──────── Source data

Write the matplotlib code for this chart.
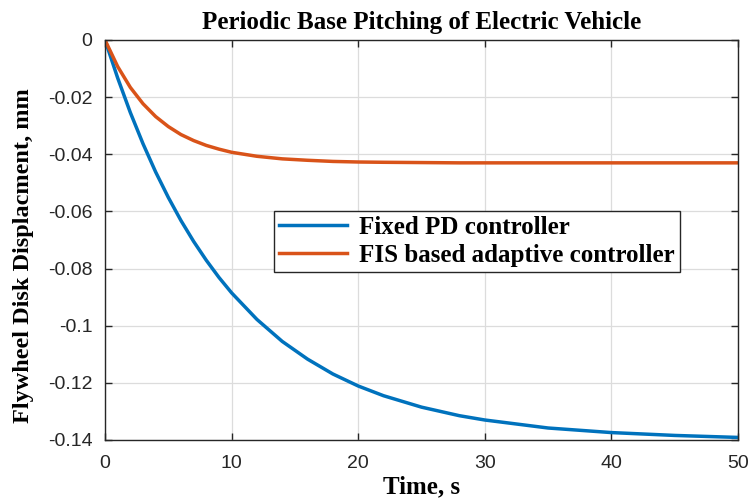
import matplotlib.pyplot as plt

# time samples, s
t = [0, 1, 2, 3, 4, 5, 6, 7, 8, 9, 10, 12, 14, 16, 18, 20, 22, 25, 28, 30, 35, 40, 45, 50]

# displacement, mm
fixed_pd = [0, -0.0133, -0.0254, -0.0363, -0.0462, -0.0551, -0.0632, -0.0705, -0.0771,
            -0.0831, -0.0885, -0.0978, -0.1055, -0.1117, -0.1169, -0.1211, -0.1245,
            -0.1285, -0.1315, -0.1330, -0.1358, -0.1374, -0.1384, -0.1391]
fis_adaptive = [0, -0.0093, -0.0166, -0.0223, -0.0268, -0.0303, -0.0331, -0.0352, -0.0369,
                -0.0382, -0.0393, -0.0407, -0.0416, -0.0421, -0.0425, -0.0427, -0.0428,
                -0.0429, -0.0430, -0.0430, -0.0430, -0.0430, -0.0430, -0.0430]

x_ticks = [0, 10, 20, 30, 40, 50]
y_ticks = [0, -0.02, -0.04, -0.06, -0.08, -0.1, -0.12, -0.14]
y_ticklabels = ["0", "-0.02", "-0.04", "-0.06", "-0.08", "-0.1", "-0.12", "-0.14"]

serif = ["Liberation Serif", "DejaVu Serif"]
plt.rcParams["font.family"] = ["Liberation Sans", "DejaVu Sans"]

fig, ax = plt.subplots(figsize=(7.48, 5.0), dpi=100)
fig.subplots_adjust(left=0.1404, right=0.9866, top=0.92, bottom=0.12)

ax.plot(t, fixed_pd, color="#0072BD", lw=2.5, label="Fixed PD controller")
ax.plot(t, fis_adaptive, color="#D95319", lw=2.5, label="FIS based adaptive controller")

ax.set_xlim(0, 50)
ax.set_ylim(-0.14, 0)
ax.set_xticks(x_ticks)
ax.set_yticks(y_ticks)
ax.set_yticklabels(y_ticklabels)
ax.tick_params(direction="in", top=True, right=True, labelsize=14, colors="#262626",
               length=5, width=1)
ax.tick_params(axis="x", pad=11)
ax.tick_params(axis="y", pad=9)
ax.grid(True, color="#dcdcdc", lw=0.9)
for s in ax.spines.values():
    s.set_color("#262626")
    s.set_linewidth(1.0)

ax.set_title("Periodic Base Pitching of Electric Vehicle", family=serif,
             fontweight="bold", fontsize=18, pad=8)
ax.set_xlabel("Time, s", family=serif, fontweight="bold", fontsize=18)
ax.xaxis.set_label_coords(0.5, -0.088)
ax.set_ylabel("Flywheel Disk Displacment, mm", family=serif, fontweight="bold",
              fontsize=17.5)
ax.yaxis.set_label_coords(-0.112, 0.46)

leg = ax.legend(loc="upper left", bbox_to_anchor=(0.267, 0.5725),
                prop={"family": serif, "weight": "bold", "size": 18},
                frameon=True, fancybox=False, framealpha=1, edgecolor="#262626",
                borderpad=0.2, handlelength=2.7, labelspacing=0.2, handletextpad=0.5,
                borderaxespad=0)
leg.get_frame().set_linewidth(1.0)

fig.savefig("out.png", dpi=100)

────────────────

Return, unchanged, the lines from the first line of the material through the line that holds "40, 45, 50]", inclusive, omitting pictures.

→ **Output for this task**
Write the matplotlib code for this chart.
import matplotlib.pyplot as plt

# time samples, s
t = [0, 1, 2, 3, 4, 5, 6, 7, 8, 9, 10, 12, 14, 16, 18, 20, 22, 25, 28, 30, 35, 40, 45, 50]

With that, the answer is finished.